---------- Data

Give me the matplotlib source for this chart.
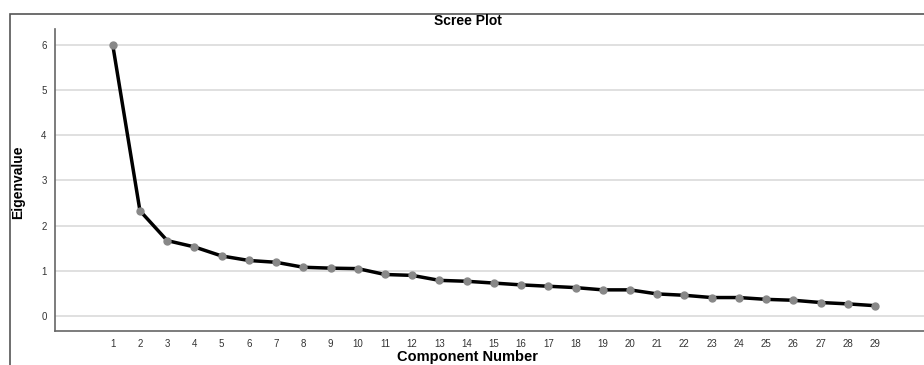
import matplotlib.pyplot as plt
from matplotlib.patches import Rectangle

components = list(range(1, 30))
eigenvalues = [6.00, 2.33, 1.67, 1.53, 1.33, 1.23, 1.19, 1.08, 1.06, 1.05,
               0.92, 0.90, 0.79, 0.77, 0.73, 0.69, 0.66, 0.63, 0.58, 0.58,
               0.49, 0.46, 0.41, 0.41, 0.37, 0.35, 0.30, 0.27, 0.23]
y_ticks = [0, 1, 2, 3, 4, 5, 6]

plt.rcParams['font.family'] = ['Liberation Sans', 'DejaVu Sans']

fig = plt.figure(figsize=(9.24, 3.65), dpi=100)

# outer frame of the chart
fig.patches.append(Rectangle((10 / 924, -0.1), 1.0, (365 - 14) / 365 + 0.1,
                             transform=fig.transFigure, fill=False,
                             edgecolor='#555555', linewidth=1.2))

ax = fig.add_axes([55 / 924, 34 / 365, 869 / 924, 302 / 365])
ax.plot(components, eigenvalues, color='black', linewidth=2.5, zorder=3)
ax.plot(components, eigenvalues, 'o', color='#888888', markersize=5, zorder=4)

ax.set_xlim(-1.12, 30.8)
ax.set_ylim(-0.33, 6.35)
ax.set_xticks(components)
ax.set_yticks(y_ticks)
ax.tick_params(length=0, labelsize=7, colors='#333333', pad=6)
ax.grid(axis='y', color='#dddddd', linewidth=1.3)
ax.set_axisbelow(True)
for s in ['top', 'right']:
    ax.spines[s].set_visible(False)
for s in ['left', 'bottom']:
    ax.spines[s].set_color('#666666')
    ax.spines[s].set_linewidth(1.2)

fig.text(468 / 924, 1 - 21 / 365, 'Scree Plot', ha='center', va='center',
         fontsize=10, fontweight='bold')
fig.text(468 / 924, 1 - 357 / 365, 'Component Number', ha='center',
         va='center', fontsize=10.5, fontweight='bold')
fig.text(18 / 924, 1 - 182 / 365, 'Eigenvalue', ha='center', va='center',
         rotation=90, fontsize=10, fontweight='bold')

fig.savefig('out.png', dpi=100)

--------------------
---------- Data

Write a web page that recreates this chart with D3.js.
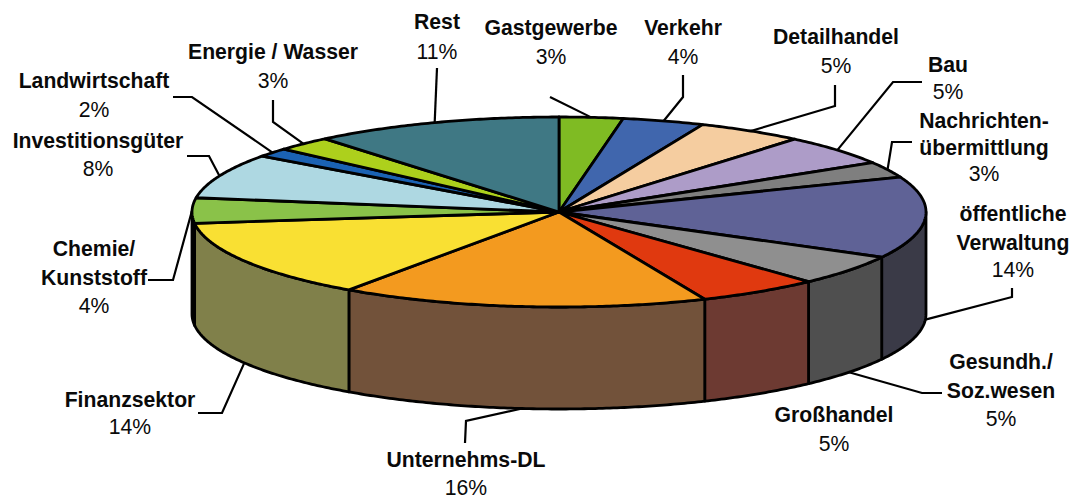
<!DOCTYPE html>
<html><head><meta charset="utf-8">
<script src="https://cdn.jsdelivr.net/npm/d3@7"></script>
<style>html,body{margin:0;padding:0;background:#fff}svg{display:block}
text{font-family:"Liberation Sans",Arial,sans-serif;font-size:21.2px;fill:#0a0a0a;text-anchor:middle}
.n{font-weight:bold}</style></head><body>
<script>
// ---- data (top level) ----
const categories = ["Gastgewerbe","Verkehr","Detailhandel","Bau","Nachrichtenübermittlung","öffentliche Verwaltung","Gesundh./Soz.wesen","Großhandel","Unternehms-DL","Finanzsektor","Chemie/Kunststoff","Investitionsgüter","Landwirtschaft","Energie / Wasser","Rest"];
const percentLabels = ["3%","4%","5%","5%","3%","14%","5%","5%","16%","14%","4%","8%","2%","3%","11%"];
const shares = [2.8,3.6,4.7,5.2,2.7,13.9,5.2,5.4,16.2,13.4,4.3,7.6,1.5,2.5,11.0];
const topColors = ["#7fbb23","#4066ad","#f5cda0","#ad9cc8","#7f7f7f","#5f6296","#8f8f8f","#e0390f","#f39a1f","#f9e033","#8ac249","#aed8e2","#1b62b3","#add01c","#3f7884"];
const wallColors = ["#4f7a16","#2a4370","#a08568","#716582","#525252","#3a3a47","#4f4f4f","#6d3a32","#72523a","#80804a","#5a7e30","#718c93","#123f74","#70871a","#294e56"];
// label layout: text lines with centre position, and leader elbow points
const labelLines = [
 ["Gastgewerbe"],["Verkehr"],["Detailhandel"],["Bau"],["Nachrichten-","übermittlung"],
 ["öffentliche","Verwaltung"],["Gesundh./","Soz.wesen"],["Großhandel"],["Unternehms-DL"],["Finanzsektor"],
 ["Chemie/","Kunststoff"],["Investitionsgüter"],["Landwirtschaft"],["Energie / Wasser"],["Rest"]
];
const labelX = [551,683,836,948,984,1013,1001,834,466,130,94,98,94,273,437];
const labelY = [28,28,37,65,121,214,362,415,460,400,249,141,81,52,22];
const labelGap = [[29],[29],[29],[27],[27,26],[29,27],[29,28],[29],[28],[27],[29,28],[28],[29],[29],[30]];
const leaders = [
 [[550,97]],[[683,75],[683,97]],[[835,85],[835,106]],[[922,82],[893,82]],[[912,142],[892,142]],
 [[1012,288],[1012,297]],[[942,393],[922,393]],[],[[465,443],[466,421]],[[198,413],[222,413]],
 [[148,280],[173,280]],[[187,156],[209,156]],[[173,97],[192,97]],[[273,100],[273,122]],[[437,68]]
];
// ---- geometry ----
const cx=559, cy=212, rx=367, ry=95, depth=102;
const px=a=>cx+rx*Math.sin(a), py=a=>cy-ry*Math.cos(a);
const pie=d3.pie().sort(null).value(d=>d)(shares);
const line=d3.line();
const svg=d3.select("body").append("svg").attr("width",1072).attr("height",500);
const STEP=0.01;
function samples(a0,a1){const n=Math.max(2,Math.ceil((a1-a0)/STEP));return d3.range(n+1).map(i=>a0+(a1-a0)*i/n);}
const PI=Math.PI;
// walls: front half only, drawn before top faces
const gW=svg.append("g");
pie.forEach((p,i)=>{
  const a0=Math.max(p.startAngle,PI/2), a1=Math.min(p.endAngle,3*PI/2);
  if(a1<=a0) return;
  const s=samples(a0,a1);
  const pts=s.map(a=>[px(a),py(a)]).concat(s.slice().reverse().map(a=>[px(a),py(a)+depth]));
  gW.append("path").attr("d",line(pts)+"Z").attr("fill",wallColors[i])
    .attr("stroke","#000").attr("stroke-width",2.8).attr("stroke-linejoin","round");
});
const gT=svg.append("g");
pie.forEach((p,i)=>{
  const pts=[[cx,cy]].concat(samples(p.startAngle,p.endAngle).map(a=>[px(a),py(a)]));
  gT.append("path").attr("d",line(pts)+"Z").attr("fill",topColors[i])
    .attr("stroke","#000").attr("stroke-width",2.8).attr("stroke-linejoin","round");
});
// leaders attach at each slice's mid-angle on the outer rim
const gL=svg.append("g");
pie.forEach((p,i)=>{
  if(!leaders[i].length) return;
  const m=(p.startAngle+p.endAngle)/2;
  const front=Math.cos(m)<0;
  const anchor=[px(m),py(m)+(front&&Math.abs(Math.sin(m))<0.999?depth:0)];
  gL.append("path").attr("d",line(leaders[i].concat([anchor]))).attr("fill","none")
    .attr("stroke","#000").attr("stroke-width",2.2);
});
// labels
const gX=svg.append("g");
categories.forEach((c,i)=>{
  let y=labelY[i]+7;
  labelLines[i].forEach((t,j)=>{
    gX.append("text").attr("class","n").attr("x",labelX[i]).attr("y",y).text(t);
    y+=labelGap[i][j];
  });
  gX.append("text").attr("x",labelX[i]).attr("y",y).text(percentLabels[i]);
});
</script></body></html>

--------------------
---------- Data

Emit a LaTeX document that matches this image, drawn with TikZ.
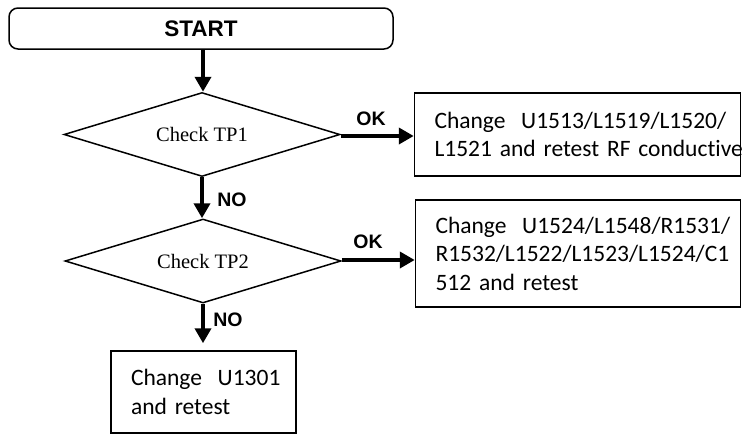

--------------------

Task requirements —
Repeat only the lines running from "Give me the matplotlib source for this chart." to "fig.savefig('out.png', dpi=100)", ends included, and leave the pictures out.

Response to this exercise —
Give me the matplotlib source for this chart.
import matplotlib.pyplot as plt
from matplotlib.patches import Rectangle

components = list(range(1, 30))
eigenvalues = [6.00, 2.33, 1.67, 1.53, 1.33, 1.23, 1.19, 1.08, 1.06, 1.05,
               0.92, 0.90, 0.79, 0.77, 0.73, 0.69, 0.66, 0.63, 0.58, 0.58,
               0.49, 0.46, 0.41, 0.41, 0.37, 0.35, 0.30, 0.27, 0.23]
y_ticks = [0, 1, 2, 3, 4, 5, 6]

plt.rcParams['font.family'] = ['Liberation Sans', 'DejaVu Sans']

fig = plt.figure(figsize=(9.24, 3.65), dpi=100)

# outer frame of the chart
fig.patches.append(Rectangle((10 / 924, -0.1), 1.0, (365 - 14) / 365 + 0.1,
                             transform=fig.transFigure, fill=False,
                             edgecolor='#555555', linewidth=1.2))

ax = fig.add_axes([55 / 924, 34 / 365, 869 / 924, 302 / 365])
ax.plot(components, eigenvalues, color='black', linewidth=2.5, zorder=3)
ax.plot(components, eigenvalues, 'o', color='#888888', markersize=5, zorder=4)

ax.set_xlim(-1.12, 30.8)
ax.set_ylim(-0.33, 6.35)
ax.set_xticks(components)
ax.set_yticks(y_ticks)
ax.tick_params(length=0, labelsize=7, colors='#333333', pad=6)
ax.grid(axis='y', color='#dddddd', linewidth=1.3)
ax.set_axisbelow(True)
for s in ['top', 'right']:
    ax.spines[s].set_visible(False)
for s in ['left', 'bottom']:
    ax.spines[s].set_color('#666666')
    ax.spines[s].set_linewidth(1.2)

fig.text(468 / 924, 1 - 21 / 365, 'Scree Plot', ha='center', va='center',
         fontsize=10, fontweight='bold')
fig.text(468 / 924, 1 - 357 / 365, 'Component Number', ha='center',
         va='center', fontsize=10.5, fontweight='bold')
fig.text(18 / 924, 1 - 182 / 365, 'Eigenvalue', ha='center', va='center',
         rotation=90, fontsize=10, fontweight='bold')

fig.savefig('out.png', dpi=100)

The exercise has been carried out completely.